Paul Goble
Vienna, January 26 – A group of Mensk historians have challenged the view now again being actively promoted by Moscow writers that the three east Slavic peoples are closely related and that Ukrainians and Belarusians, rather than having an independent ethnogenesis, are the byproducts of Russian national development.”
Instead, the Belarusian group led by Anatoly Taras says, the historical record amply demonstrates that the three are “not cousins let alone brothers,” a position that has consequences not only for the self-definition of each of these nations but also for their political relationship to each other and to the larger world (www.charter97.org/ru/news/2009/1/24/14367/).
Taras and his colleague Oleg Trusov made those comments as their collective monograph, “The History of Imperial Relations: Belarusians and Russians, 1772-1999” (in Russian, Smolensk, 2009), went into its second printing because the first sold out in less than a week (gazetaby.com/index.php?&sn_nid=18714&sn_cat=35).
Taras said the book was being published in Russian to reach a larger number of readers not only in Belarus but in the Russian Federation and abroad, and Trusov suggested that the book is likely to be purchased by members of the Belarus diaspora, who are interested in their national past but who have “forgotten their native language.”

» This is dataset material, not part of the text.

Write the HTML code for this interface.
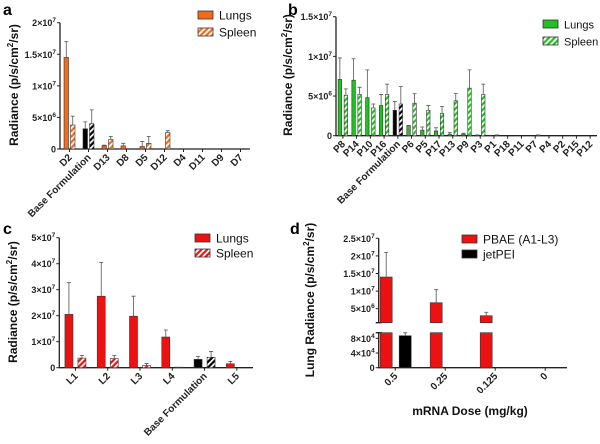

But Taras suggested that the book and others like it were playing a key role among Belarusians in Belarus, most of whom lack a full understanding of their nation and its past. “For the last 200 years,” he continued, “almost everything which makes possible national self-identification has been stripped from the memory of the residents of Belarus.”
“Despite Belarus’ acquisition of independence in 1991,” the book’s introduction argues, “the country is considered by Russian society through the prism of old myths and dogmas. Even certain Belarusians still believe that they are part of the Great Russian Nation and received from it their language, religion, culture, art and in general civilization.’
Such a view is fundamentally wrong, the authors of the chapters in the book insist, “Russians, Belarusians and Ukrainians are three absolutely different ethnic communities,” “different genetically, psychologically and historically,” Taras says. And if the Belarusians are to have a future, they must understand their distinctive past.
Another key idea of the book is that “the entire history of the Muscovite state is one of uninterrupted expansion, 800 years of constant aggression. The dynasties have changed from the Rurikides to the Romanovs; the political regimes have changed from a grand ducal state to a tsardom to an empire and then to a republic of workers and peasants. But policy did not1”
This book is only one in a series of popular histories Taras has overseen the publication of over the last decade. Some of their titles underscore their purpose: “The Western Front of the RSFSR in 1918-1920: The Struggle between Russia and Poland for Belarus,” “The Forbidden History of Belarus,” and “All Against All” which is about the republic during World War II.
Such discussions of the distant past and even more of ethnogenesis are often ignored by political analysts who see them as irrelevant to their own concerns. As in the case of Belarus, that is a mistake because the treatment of these subjects often defines the shape of the mental maps of national elites.
An example of that is a new study by Yuri Shevtsov, the director of the Minsk Center for Problems of European Integration. Unlike many Russians and Belarusians influenced by Russians, he argues that Belarus is located between Russia and Europe with roots in both (www.perspektivy.info/oykumena/krug/belorussiya_na_styke_geopoliticheskih_prostranstv_2009-0-22-7-32.htm).
While he does not directly address ethnogenetic questions, his commentary about the way in which his republic is situated economically, politically, and culturally suggests that to paraphrase and slightly modify Kipling, he views it as being equally the easternmost of Western peoples as the westernmost of an Eastern one.